Вот так все мы и встретились. Теперь нас осталось немного — я, мой старший брат, Вика, Каролина с ее замечательными дочерьми, внуками и правнуками, брат Ленки. Пожалуй, все. Ну, и дети, конечно. Первой дочери моей, Марии, в которой намешана русская, украинская и немецкая кровь, я, по изложенным выше причинам, совсем не знаю, говорят, она учится чему-то в Петербурге. В нем же в начале мая этого года умерла Ленка. Двое младших со мной: русская, украинская, еврейская, польская, быть может, немецкая — Немков, кто таков Немков? Шут его знает. Вдруг да испанец.

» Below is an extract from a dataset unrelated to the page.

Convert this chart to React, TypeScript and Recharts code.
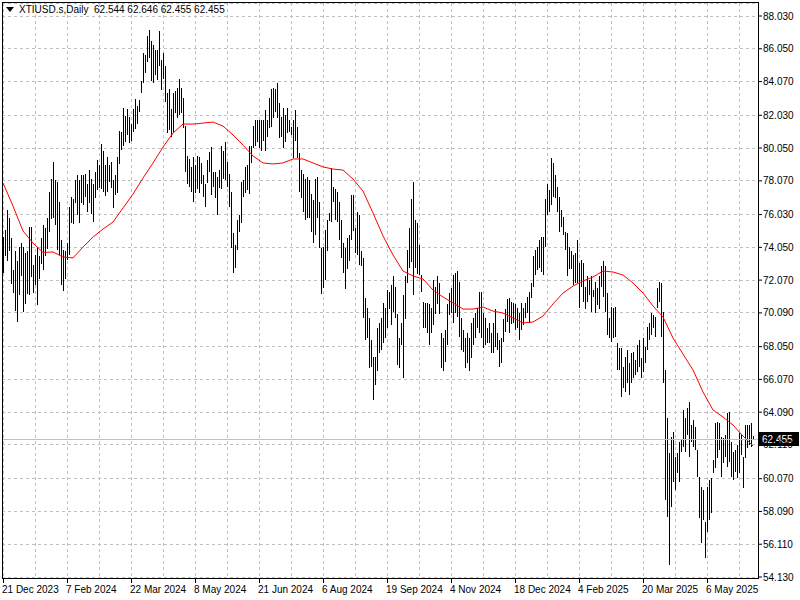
import React from "react";
import {
  ComposedChart,
  Bar,
  Line,
  XAxis,
  YAxis,
  CartesianGrid,
  ReferenceLine,
} from "recharts";

// daily highs / lows, one per bar (21 Dec 2023 .. mid May 2025)
const highs = [
  74.7, 75.1, 76.3, 75.8, 74.6, 72.7, 73.8, 73.2, 74.1, 74.3, 74.1, 73.7, 73.8, 75.3, 75.3, 73.0,
  73.6, 74.1, 73.5, 74.6, 75.4, 75.2, 75.8, 77.4, 78.2, 79.2, 78.1, 78.0, 76.8, 74.5, 73.9, 73.8,
  74.3, 76.5, 77.1, 77.0, 78.1, 78.4, 78.1, 78.4, 78.4, 78.5, 77.9, 78.7, 78.2, 77.9, 78.6, 79.3,
  79.0, 80.3, 79.9, 79.0, 79.5, 79.0, 79.2, 78.1, 78.4, 79.5, 81.1, 81.0, 82.5, 82.0, 82.4, 81.9,
  81.5, 82.4, 83.0, 82.6, 82.95, 84.1, 85.8, 85.7, 86.8, 87.2, 86.5, 86.3, 86.0, 86.0, 87.1, 85.4,
  85.8, 85.0, 83.4, 83.6, 82.4, 83.4, 83.5, 83.7, 84.2, 83.7, 83.1, 81.4, 79.6, 79.4, 78.9, 79.5,
  79.0, 79.6, 79.5, 79.15, 78.4, 77.9, 79.3, 79.8, 80.1, 78.6, 78.6, 78.3, 78.7, 80.2, 79.9, 80.4,
  79.2, 78.5, 77.4, 74.9, 74.2, 75.7, 76.0, 78.0, 78.1, 78.9, 79.0, 80.2, 80.2, 81.4, 81.75, 81.75,
  81.75, 81.75, 81.75, 82.35, 81.75, 83.1, 83.6, 83.7, 83.6, 84.0, 82.8, 81.9, 82.5, 82.05, 82.5, 81.75,
  81.3, 81.75, 82.35, 81.3, 79.75, 78.7, 78.5, 78.2, 78.3, 78.1, 77.3, 76.9, 78.2, 78.3, 76.8, 74.0,
  74.1, 75.1, 75.7, 76.1, 78.85, 77.7, 77.6, 77.4, 76.8, 75.7, 74.3, 74.0, 74.6, 74.8, 77.2, 77.2,
  75.2, 76.2, 76.0, 73.8, 73.4, 71.0, 70.4, 69.8, 68.45, 67.4, 67.4, 69.2, 69.5, 69.8, 70.7, 70.4,
  71.5, 71.35, 71.8, 72.3, 71.65, 70.0, 68.6, 69.5, 71.2, 72.3, 73.9, 75.2, 77.0, 78.0, 75.7, 75.5,
  74.2, 72.4, 70.75, 70.7, 70.7, 70.6, 70.4, 72.1, 71.65, 72.3, 71.9, 68.9, 68.6, 69.05, 70.6, 71.3,
  71.6, 72.4, 72.5, 72.6, 71.95, 69.8, 69.05, 68.6, 68.9, 68.6, 69.5, 69.8, 70.1, 70.4, 71.35, 71.35,
  70.1, 69.8, 69.2, 69.5, 68.9, 69.5, 70.3, 68.9, 68.45, 68.6, 69.7, 70.3, 70.9, 71.0, 70.75, 70.7,
  70.6, 70.4, 70.1, 70.7, 70.4, 70.7, 71.05, 71.35, 71.9, 73.5, 73.9, 74.1, 74.5, 74.7, 74.7, 77.0,
  77.9, 77.5, 79.45, 79.15, 78.4, 77.7, 77.1, 76.3, 75.9, 75.0, 74.9, 74.1, 73.8, 73.6, 73.7, 74.5,
  73.1, 73.3, 73.1, 71.65, 72.3, 72.1, 72.3, 71.5, 71.95, 71.6, 72.3, 72.9, 73.2, 72.9, 71.3, 69.8,
  70.44, 70.38, 70.44, 68.27, 67.97, 67.97, 66.82, 67.42, 67.85, 67.06, 67.67, 67.73, 67.24, 68.15, 68.45, 67.36,
  68.57, 68.03, 69.24, 69.48, 70.08, 69.96, 69.84, 71.59, 71.95, 71.89, 70.14, 66.64, 63.74, 61.62, 62.59, 62.89,
  61.38, 61.62, 62.29, 62.41, 64.22, 63.74, 64.34, 64.7, 63.32, 63.62, 63.19, 61.8, 60.17, 59.57, 59.39, 57.45,
  59.57, 59.99, 60.11, 61.2, 63.44, 63.5, 63.44, 62.59, 62.53, 62.71, 64.04, 64.1, 62.29, 61.68, 61.8, 62.11,
  62.83, 62.71, 61.38, 63.32, 63.32, 63.32, 63.44, 62.65,
];

const lows = [
  72.5, 73.5, 73.2, 73.8, 71.8, 71.3, 70.2, 69.5, 71.2, 72.3, 70.2, 70.6, 71.2, 71.2, 72.3, 71.3,
  71.8, 70.6, 72.1, 73.0, 72.7, 73.5, 73.9, 75.0, 75.8, 75.8, 75.4, 73.9, 73.6, 71.8, 71.4, 72.1,
  73.3, 73.6, 75.5, 75.5, 76.7, 76.0, 75.5, 76.7, 76.6, 77.1, 76.2, 76.7, 76.1, 75.6, 77.0, 77.5,
  77.6, 77.6, 77.4, 77.1, 77.4, 78.0, 77.6, 76.4, 77.2, 77.3, 79.1, 79.9, 80.2, 80.4, 80.8, 80.3,
  80.5, 81.0, 81.2, 81.5, 82.2, 83.4, 84.0, 84.6, 85.2, 85.5, 84.1, 84.0, 84.5, 84.2, 85.0, 83.6,
  84.2, 82.8, 81.0, 81.1, 80.7, 81.0, 82.2, 81.9, 82.05, 82.2, 81.3, 78.6, 77.9, 77.7, 77.4, 76.8,
  77.3, 77.6, 77.3, 77.9, 77.1, 76.5, 77.9, 78.6, 77.2, 77.7, 77.0, 76.0, 77.6, 77.6, 78.2, 78.1,
  77.7, 76.5, 74.0, 72.5, 72.8, 73.9, 75.0, 75.5, 77.1, 77.3, 77.5, 77.3, 79.15, 80.1, 80.2, 80.4,
  80.05, 79.9, 80.5, 79.9, 80.7, 81.3, 81.3, 81.9, 82.2, 81.9, 80.7, 80.7, 80.1, 80.4, 81.0, 81.0,
  80.8, 79.45, 80.5, 79.45, 77.4, 77.0, 76.2, 75.7, 75.8, 75.8, 75.0, 74.3, 74.8, 75.8, 74.0, 71.2,
  71.65, 72.1, 73.8, 75.6, 75.6, 76.8, 75.7, 75.6, 74.5, 73.4, 72.5, 71.5, 72.7, 73.2, 74.5, 75.0,
  73.7, 73.6, 73.0, 72.9, 69.8, 68.45, 68.6, 66.8, 66.8, 64.8, 65.7, 66.6, 67.7, 67.85, 68.3, 68.6,
  69.2, 70.3, 69.4, 70.1, 69.8, 66.9, 66.8, 68.15, 66.2, 69.7, 71.9, 72.8, 73.2, 71.2, 72.8, 72.4,
  72.4, 71.35, 69.2, 69.2, 68.9, 68.15, 68.9, 69.4, 70.0, 70.6, 70.0, 66.8, 66.6, 67.1, 68.15, 70.0,
  70.1, 69.5, 70.1, 69.8, 68.6, 67.85, 67.7, 66.8, 67.1, 66.6, 67.4, 68.15, 68.6, 69.2, 68.9, 68.6,
  68.0, 68.15, 68.3, 68.3, 67.7, 67.7, 68.0, 67.85, 66.8, 67.1, 68.3, 68.9, 69.5, 68.9, 69.4, 69.5,
  69.05, 69.2, 68.45, 69.05, 69.4, 69.8, 70.1, 69.5, 71.0, 71.6, 72.4, 72.7, 72.8, 72.6, 72.4, 74.1,
  76.0, 76.2, 76.6, 77.1, 77.0, 76.2, 75.0, 75.3, 74.8, 73.9, 72.3, 72.8, 72.7, 71.8, 71.9, 71.9,
  70.4, 71.65, 70.75, 70.3, 70.7, 71.2, 70.1, 71.05, 70.1, 70.6, 70.3, 71.65, 71.05, 70.1, 68.75, 68.6,
  68.33, 68.57, 68.63, 66.64, 66.64, 65.01, 65.55, 65.31, 65.85, 65.13, 65.85, 66.15, 66.33, 66.52, 66.82, 66.15,
  66.52, 67.06, 67.85, 68.45, 68.75, 69.18, 68.63, 70.38, 70.75, 68.63, 65.85, 58.78, 57.76, 54.85, 58.36, 59.87,
  59.39, 60.41, 59.87, 61.68, 61.98, 61.68, 62.71, 61.38, 62.29, 61.98, 61.8, 60.17, 57.7, 56.18, 57.57, 55.28,
  56.85, 57.57, 58.0, 60.41, 60.72, 61.32, 61.8, 60.17, 61.02, 61.38, 60.78, 61.08, 60.17, 59.99, 60.47, 60.11,
  60.41, 61.5, 59.51, 61.32, 61.92, 62.11, 61.98, 62.46,
];

// moving average, one value every 5 bars
const maValues = [
  77.94, 76.55, 75.04, 74.31, 73.74, 73.77, 73.47, 73.41, 74.07, 74.67,
  75.16, 75.58, 76.43, 77.27, 78.24, 79.15, 80.11, 80.96, 81.5, 81.5,
  81.56, 81.62, 81.38, 80.84, 80.23, 79.57, 79.15, 79.09, 79.15, 79.39,
  79.39, 79.15, 78.91, 78.78, 78.72, 78.18, 77.45, 76.13, 74.74, 73.59,
  72.62, 72.32, 72.14, 71.47, 71.05, 70.69, 70.32, 70.32, 70.44, 70.2,
  70.08, 69.78, 69.48, 69.54, 69.9, 70.63, 71.29, 71.71, 72.02, 72.26,
  72.62, 72.56, 72.38, 71.9, 71.29, 70.51, 69.84, 68.57, 67.6, 66.64,
  65.31, 64.22, 63.8, 63.31, 62.65, 62.05,
];

const dateLabels = [
  "21 Dec 2023", "7 Feb 2024", "22 Mar 2024", "8 May 2024", "21 Jun 2024", "6 Aug 2024",
  "19 Sep 2024", "4 Nov 2024", "18 Dec 2024", "4 Feb 2025", "20 Mar 2025", "6 May 2025",
];

const priceTicks = [
  88.03, 86.05, 84.07, 82.03, 80.05, 78.07, 76.03, 74.05, 72.07,
  70.09, 68.05, 66.07, 64.09, 62.11, 60.07, 58.09, 56.11, 54.13,
];

const lastPrice = 62.455;
const titleText = "XTIUSD.s,Daily  62.544 62.646 62.455 62.455";

const SLOTS = 378; // 376 bars plus a little empty shift on the right
const MA_STEP = 5;
const GRID_STEP = 16;
const LABEL_STEP = 32;
const FONT = "'Liberation Sans', Arial, sans-serif";

const data = Array.from({ length: SLOTS }, (_, i) => ({
  i,
  range: i < highs.length ? [lows[i], highs[i]] : null,
  ma: i % MA_STEP === 0 && i / MA_STEP < maValues.length ? maValues[i / MA_STEP] : null,
}));

const gridTicks = data.filter((d) => d.i % GRID_STEP === 0 && d.i < highs.length).map((d) => d.i);

const HLBar = (props: any) => {
  const { x, y, width, height } = props;
  if (x == null || y == null) return null;
  return (
    <rect
      x={Math.round(x + width / 2 - 0.5)}
      y={Math.round(y)}
      width={1}
      height={Math.max(1, Math.round(height))}
      fill="#000"
      shapeRendering="crispEdges"
    />
  );
};

const DateTick = (props: any) => {
  const { x, y, payload } = props;
  const idx = payload.value;
  if (idx % LABEL_STEP !== 0) return null;
  const label = dateLabels[idx / LABEL_STEP];
  if (!label) return null;
  const px = Math.round(x);
  return (
    <g>
      <line x1={px + 0.5} x2={px + 0.5} y1={y} y2={y + 5} stroke="#000" />
      <text x={px - 1} y={y + 15} textAnchor="start" fontSize={10} fontFamily={FONT} fill="#000">
        {label}
      </text>
    </g>
  );
};

const PriceTag = (props: any) => {
  const vb = props.viewBox || {};
  const x = vb.x + vb.width + 1;
  const y = Math.round(vb.y);
  return (
    <g>
      <rect x={x} y={y - 7} width={40} height={14} fill="#000" />
      <text x={x + 3} y={y + 4} fontSize={10} fontFamily={FONT} fill="#fff">
        {lastPrice.toFixed(3)}
      </text>
    </g>
  );
};

export default function App() {
  return (
    <div style={{ position: "absolute", left: 0, top: 0, width: 800, height: 600, background: "#fff" }}>
      <ComposedChart
        width={800}
        height={600}
        data={data}
        margin={{ top: 3, right: 0, left: 2, bottom: 0 }}
      >
        <CartesianGrid
          stroke="#c0c0c0"
          strokeDasharray="3 3"
          shapeRendering="crispEdges"
        />
        <XAxis
          dataKey="i"
          type="category"
          ticks={gridTicks}
          interval={0}
          height={22}
          axisLine={false}
          tickLine={false}
          tickSize={0}
          tickMargin={0}
          tick={<DateTick />}
        />
        <YAxis
          orientation="right"
          width={42}
          type="number"
          domain={[54.0696, 88.8156]}
          allowDataOverflow
          ticks={priceTicks}
          interval={0}
          axisLine={false}
          tickLine={{ stroke: "#000" }}
          tickSize={4}
          tickMargin={1}
          tickFormatter={(v: number) => v.toFixed(3)}
          tick={{ fill: "#000", fontSize: 10, fontFamily: FONT }}
        />
        <ReferenceLine
          y={lastPrice}
          stroke="#c0c0c0"
          shapeRendering="crispEdges"
          label={<PriceTag />}
        />
        <Bar dataKey="range" shape={<HLBar />} isAnimationActive={false} />
        <Line
          dataKey="ma"
          type="linear"
          stroke="#ff0000"
          strokeWidth={1}
          dot={false}
          connectNulls
          isAnimationActive={false}
        />
      </ComposedChart>
      <div
        style={{
          position: "absolute",
          left: 2,
          top: 2,
          width: 757,
          height: 577,
          border: "1px solid #000",
          boxSizing: "border-box",
          pointerEvents: "none",
        }}
      />
      <div
        style={{
          position: "absolute",
          left: 6,
          top: 4,
          fontFamily: FONT,
          fontSize: 10,
          color: "#000",
          whiteSpace: "pre",
          display: "flex",
          alignItems: "center",
        }}
      >
        <svg width={8} height={6} style={{ marginRight: 5 }}>
          <polygon points="0,0 8,0 4,5" fill="#000" />
        </svg>
        {titleText}
      </div>
    </div>
  );
}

Что сказать напоследок? И нужно ли что-нибудь говорить? Не хочется впадать в наставительный тон, да, как видно, придется. Конечно, никакого романа я писать не стану. Нет у меня ни амбиций, ни амуниции, для сего потребных. Но зачем же тогда написал я все это? Бог его знает. Меня давно уже донимает мысль, что я это сделать обязан. Нельзя же, в самом деле, допустить, чтобы все эти люди, их судьбы, их муки и радости, о которых я, в сущности говоря, знаю совсем немного, только догадываюсь, исходя из своего, тоже теперь уже довольно обширного опыта, так и канули бы в реку времен и общей не ушли судьбы. Нельзя хотя бы потому, что мне о них хоть что-нибудь да известно, а больше помянуть их, похоже, и некому. Должно же что-то после всех нас оставаться, достойны мы того или не достойны. Все достойны, до последнего сукина сына. Потому что каждый из нас жил, корячился, радовался, совершал, может быть, гадости неимоверные, но что-то в общую человеческую копилку вложил: хорошее ли, дурное, а вложил — и все когда-нибудь пойдет в дело.